Rogin would like the post-Ghomeshi conversation to be more expansive, and to explore ideas that are outside of the traditional legal framework. “Ultimately, what is going to produce justice for women?” she asked. “The reason the criminal justice system doesn’t work is that when someone’s acquitted, there’s not only no acknowledgement of the crime, but the complainant is told they were lying. I can’t imagine anything more traumatizing for a survivor of sexual violence. Because I think that’s one of the first things you ask [after an assault]: Did this really happen?”
Rogin wonders what might be possible if the threat of prison were off the table. “I think prison completely prevents men from being forthright about what happened. I know everything I’m about to say is fraught—in the past, mediation was used to pat women on the head and tell them to move on. But what would it look like to have a discussion in which survivors were asked, What do you actually want out of this process? That’s the conversation I want to start having.”
McLeod agrees. With a research partner, she has been interviewing survivors of sexual violence about how they would ideally like to experience justice. They’ve heard responses of all kinds, from those who feel they need to have their voices recognized by a criminal court, to those who say the last thing they want to see is a perpetrator incarcerated. “As a society we’ve been taught that justice is someone being sentenced in a courtroom,” said McLeod. “But ideas about justice are so individual.” At the end of the day, she says, survivors of sexual violence benefit from understanding what their options are, and what each could entail.

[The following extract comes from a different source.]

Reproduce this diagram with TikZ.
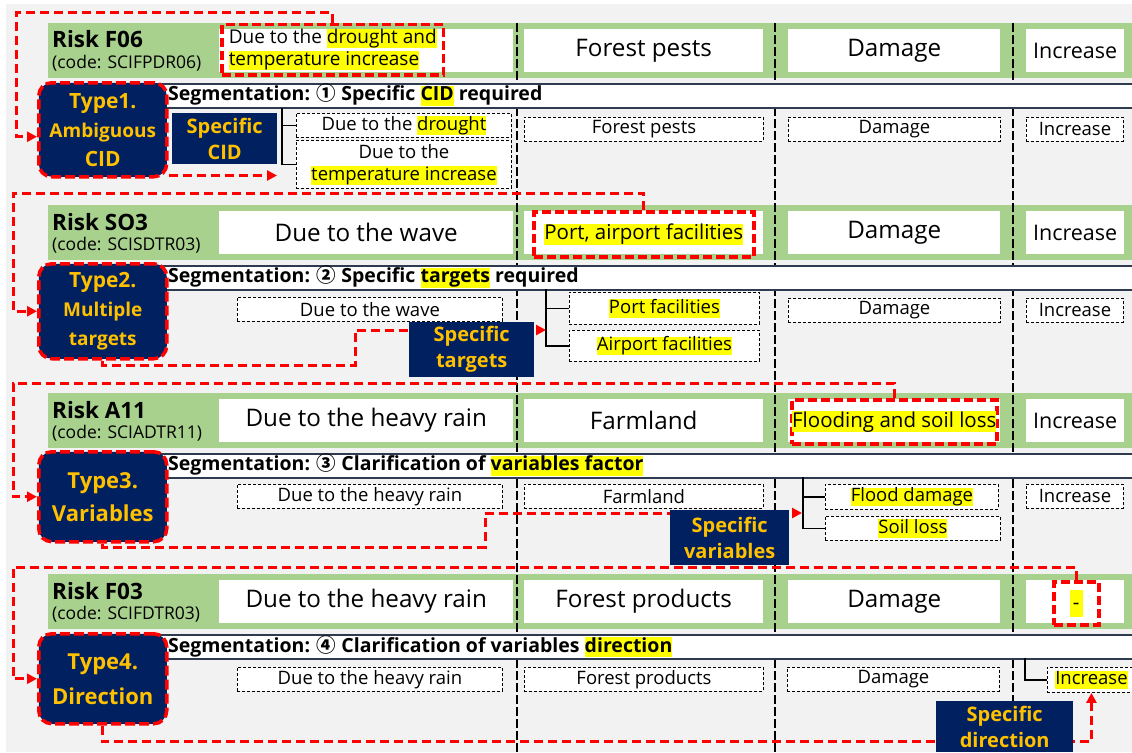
\documentclass[tikz,border=0pt]{standalone}
\usepackage{fontspec}
\setmainfont{Open Sans}
\newfontfamily\cjkfont{Noto Sans CJK KR}
\usetikzlibrary{positioning,arrows.meta,calc}

\definecolor{navy}{HTML}{002060}
\definecolor{gold}{HTML}{FFC000}
\definecolor{bandgreen}{HTML}{A9D18E}
\definecolor{canvas}{HTML}{F2F2F2}
\definecolor{barline}{HTML}{2E3A4F}
\definecolor{hlyellow}{HTML}{FFFF00}

\newcommand{\fsz}[2]{\fontsize{#1}{#2}\selectfont}
\newcommand{\hlt}[1]{{\setlength{\fboxsep}{0pt}\colorbox{hlyellow}{\rule[-0.24em]{0pt}{1.02em}#1}}}
\newcommand{\cnum}[1]{{\cjkfont #1}}

\tikzset{
  cell/.style={fill=white, inner sep=0pt, anchor=north west, minimum height=43pt, font=\fsz{24.2}{28}},
  cellA/.style={cell, minimum width=294pt},
  cellB/.style={cell, minimum width=239pt},
  cellC/.style={cell, minimum width=212pt},
  cellD/.style={cell, minimum width=98pt, font=\fsz{21.5}{25}},
  subbox/.style={draw, densely dashed, line width=0.9pt, fill=white, inner sep=0pt,
    anchor=north west, minimum height=24pt, font=\fsz{18.5}{22}, align=center},
  subA/.style={subbox, minimum width=265pt},
  subB/.style={subbox, minimum width=239pt},
  subC/.style={subbox, minimum width=212pt},
  subD/.style={subbox, minimum width=97pt},
  redbox/.style={draw=red, line width=3.5pt, dash pattern=on 9pt off 4pt,
    inner sep=0pt, anchor=north west, font=\fsz{20.5}{22}},
  redline/.style={draw=red, line width=3pt, dash pattern=on 9pt off 5pt},
  redarrow/.style={redline, -{Triangle[length=10pt,width=10pt]}},
  typebox/.style={fill=navy, draw=red, line width=3.5pt, dash pattern=on 10pt off 4pt,
    rounded corners=13pt, minimum width=128pt, anchor=north west, text=gold,
    font=\bfseries\fsz{21}{29}, align=center, inner sep=0pt},
  specbox/.style={fill=navy, text=gold, font=\bfseries\fsz{20}{26}, align=center,
    inner sep=0pt, anchor=north west},
  segbar/.style={fill=white, draw=barline, line width=1.6pt, anchor=north west,
    minimum width=990pt, minimum height=24pt},
  segtext/.style={anchor=west, inner sep=0pt, font=\bfseries\fsz{19.5}{22}},
  colline/.style={black, line width=1.8pt, dash pattern=on 9pt off 3pt},
  brk/.style={black, line width=1.8pt},
  risk/.style={anchor=base west, inner sep=0pt, font=\bfseries\fsz{22.5}{24}},
  code/.style={anchor=base west, inner sep=0pt, font=\fsz{17.5}{19}},
}

\begin{document}
\begin{tikzpicture}[x=1pt,y=-1pt]
  \useasboundingbox (0,0) rectangle (1132,752);
  \fill[canvas] (6,4) rectangle (1132,752);

  % green risk rows
  \foreach \t in {23,205,393,574}
    \fill[bandgreen] (48,\t) rectangle (1132,\t+55);

  \node (risk1) at (52,48) [risk] {Risk F06};
  \node (code1) at (52,68) [code] {(code: SCIFPDR06)};
  \node (risk2) at (52,230) [risk] {Risk SO3};
  \node (code2) at (52,250) [code] {(code: SCISDTR03)};
  \node (risk3) at (52,418) [risk] {Risk A11};
  \node (code3) at (52,438) [code] {(code: SCIADTR11)};
  \node (risk4) at (52,599) [risk] {Risk F03};
  \node (code4) at (52,619) [code] {(code: SCIFDTR03)};

  \node (cellA1) at (219,29) [cellA] {};
  \node (cellB1) at (524,29) [cellB] {Forest pests};
  \node (cellC1) at (788,29) [cellC] {Damage};
  \node (cellD1) at (1026,29) [cellD] {Increase};

  \node (cellA2) at (219,211) [cellA] {Due to the wave};
  \node (cellB2) at (524,211) [cellB] {};
  \node (cellC2) at (788,211) [cellC] {Damage};
  \node (cellD2) at (1026,211) [cellD] {Increase};

  \node (cellA3) at (219,399) [cellA] {Due to the heavy rain};
  \node (cellB3) at (524,399) [cellB] {Farmland};
  \node (cellC3) at (788,399) [cellC] {};
  \node (cellD3) at (1026,399) [cellD] {Increase};

  \node (cellA4) at (219,580) [cellA] {Due to the heavy rain};
  \node (cellB4) at (524,580) [cellB] {Forest products};
  \node (cellC4) at (788,580) [cellC] {Damage};
  \node (cellD4) at (1026,580) [cellD] {};

  % column separators
  \foreach \x in {517,775,1013}
    \draw[colline] (\x,23) -- (\x,760);

  % segmentation bars
  \foreach \t/\n in {23/1,205/2,393/3,574/4}
    \node (seg\n) at (150,\t+60) [segbar] {};

  \node (segtxt1) at (168,95) [segtext] {Segmentation: \cnum{①} Specific \hlt{CID} required};
  \node (segtxt2) at (168,277) [segtext] {Segmentation: \cnum{②} Specific \hlt{targets} required};
  \node (segtxt3) at (168,465) [segtext] {Segmentation: \cnum{③} Clarification of \hlt{variables factor}};
  \node (segtxt4) at (168,646) [segtext] {Segmentation: \cnum{④} Clarification of variables \hlt{direction}};

  % segmented rows
  \node (cid1a) at (296,113) [subbox, minimum width=215pt] {Due to the \hlt{drought}};
  \node (cid1b) at (296,140) [subbox, minimum width=215pt, minimum height=48pt] {Due to the\\\hlt{temperature increase}};
  \node (sub1b) at (524,117) [subB] {Forest pests};
  \node (sub1c) at (788,117) [subC] {Damage};
  \node (sub1d) at (1026,117) [subD] {Increase};

  \node (sub2a) at (237,297) [subA] {Due to the wave};
  \node (tgt2a) at (569,292) [subbox, minimum width=190pt, minimum height=32pt] {\hlt{Port facilities}};
  \node (tgt2b) at (569,330) [subbox, minimum width=190pt, minimum height=31pt] {\hlt{Airport facilities}};
  \node (sub2c) at (788,298) [subC] {Damage};
  \node (sub2d) at (1026,298) [subD] {Increase};

  \node (sub3a) at (237,484) [subA] {Due to the heavy rain};
  \node (sub3b) at (524,484) [subB] {Farmland};
  \node (var3a) at (825,484) [subbox, minimum width=173pt, minimum height=25pt] {\hlt{Flood damage}};
  \node (var3b) at (825,516) [subbox, minimum width=175pt] {\hlt{Soil loss}};
  \node (sub3d) at (1026,484) [subD] {Increase};

  \node (sub4a) at (237,667) [subA] {Due to the heavy rain};
  \node (sub4b) at (524,667) [subB] {Forest products};
  \node (sub4c) at (787,667) [subC] {Damage};
  \node (dir4) at (1047,667) [subbox, minimum width=88pt, minimum height=25pt] {\hlt{Increase}};

  % brackets
  \coordinate (knot1) at (282,108);
  \coordinate (knot2) at (546,289);
  \coordinate (knot3) at (803,477);
  \coordinate (knot4) at (1025,658);
  \draw[brk] (knot1) |- (cid1a.west);
  \draw[brk] (knot1) |- (cid1b.west);
  \draw[brk] (knot2) |- (tgt2a.west);
  \draw[brk] (knot2) |- (tgt2b.west);
  \draw[brk] (knot3) |- (var3a.west);
  \draw[brk] (knot3) |- (var3b.west);
  \draw[brk] (knot4) |- (dir4.west);

  % ambiguous parts
  \node (amb1) at (220,23) [redbox, inner xsep=7pt, minimum height=50pt, align=left, font=\fsz{19}{22}]
    {Due to the \hlt{drought and}\\\hlt{temperature increase}};
  \node (amb2) at (532,210) [redbox, minimum width=220pt, minimum height=45pt] {\hlt{Port, airport facilities}};
  \node (amb3) at (790,398) [redbox, minimum width=205pt, minimum height=44pt] {\hlt{Flooding and soil loss}};
  \node (amb4) at (1052,580) [redbox, minimum width=45pt, minimum height=43pt]
    {{\setlength{\fboxsep}{0pt}\colorbox{hlyellow}{\rule[-7pt]{0pt}{27pt}\,-\,}}};

  % types
  \node (type1) at (37,81) [typebox, minimum height=94pt] {Type1.\\{\fsz{19}{29}Ambiguous}\\CID};
  \node (type2) at (37,262) [typebox, minimum height=95pt] {Type2.\\{\fsz{19}{28}Multiple}\\{\fsz{19}{28}targets}};
  \node (type3) at (37,450) [typebox, minimum height=90pt, font=\bfseries\fsz{22}{33}] {Type3.\\Variables};
  \node (type4) at (37,632) [typebox, minimum height=90pt, font=\bfseries\fsz{22}{35}] {Type4.\\Direction};

  % red routes
  \coordinate (turn1) at (16,13);
  \coordinate (turn2) at (13,193);
  \coordinate (turn3) at (13,383);
  \coordinate (turn4) at (13,567);
  \draw[redarrow] (amb1.north) |- (turn1) |- ($(type1.west)+(0,7)$);
  \draw[redarrow] (amb2.north) |- (turn2) |- (type2.west);
  \draw[redarrow] (amb3.north) |- (turn3) |- (type3.west);
  \draw[redarrow] (amb4.north) |- (turn4) |- (type4.west);

  \coordinate (tip2) at (546,330);
  \coordinate (tip3) at (802,513);
  \draw[redarrow] ($(type1.south east)+(0,-3)$) -- ($(type1.south east -| cid1a.west)+(-19,-3)$);
  \draw[redarrow] (type2.south) |- (355,365) |- (tip2);
  \draw[redarrow] (type3.south) |- (485,547) |- (tip3);
  \draw[redarrow] (type4.south) |- ($(dir4.south)+(0,49)$) -- (dir4.south);

  % specific boxes
  \node (spec1) at (172,113) [specbox, minimum width=105pt, minimum height=51pt] {Specific\\CID};
  \node (spec2) at (409,322) [specbox, minimum width=125pt, minimum height=55pt] {Specific\\targets};
  \node (spec3) at (670,510) [specbox, minimum width=119pt, minimum height=55pt] {Specific\\variables};
  \node (spec4) at (936,701) [specbox, minimum width=137pt, minimum height=51pt] {Specific\\direction};
\end{tikzpicture}
\end{document}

During the Ghomeshi trial, McLeod was not the only survivor to watch from the media overflow room. Still more gathered each day outside the Old City Hall Building while the trial was in session. If McLeod sees anything to be hopeful about, it’s the way the case galvanized survivors, and opened up nuanced conversations about consent and justice. “Survivors really pushed those discussions forward,” she said. They don’t plan to stop.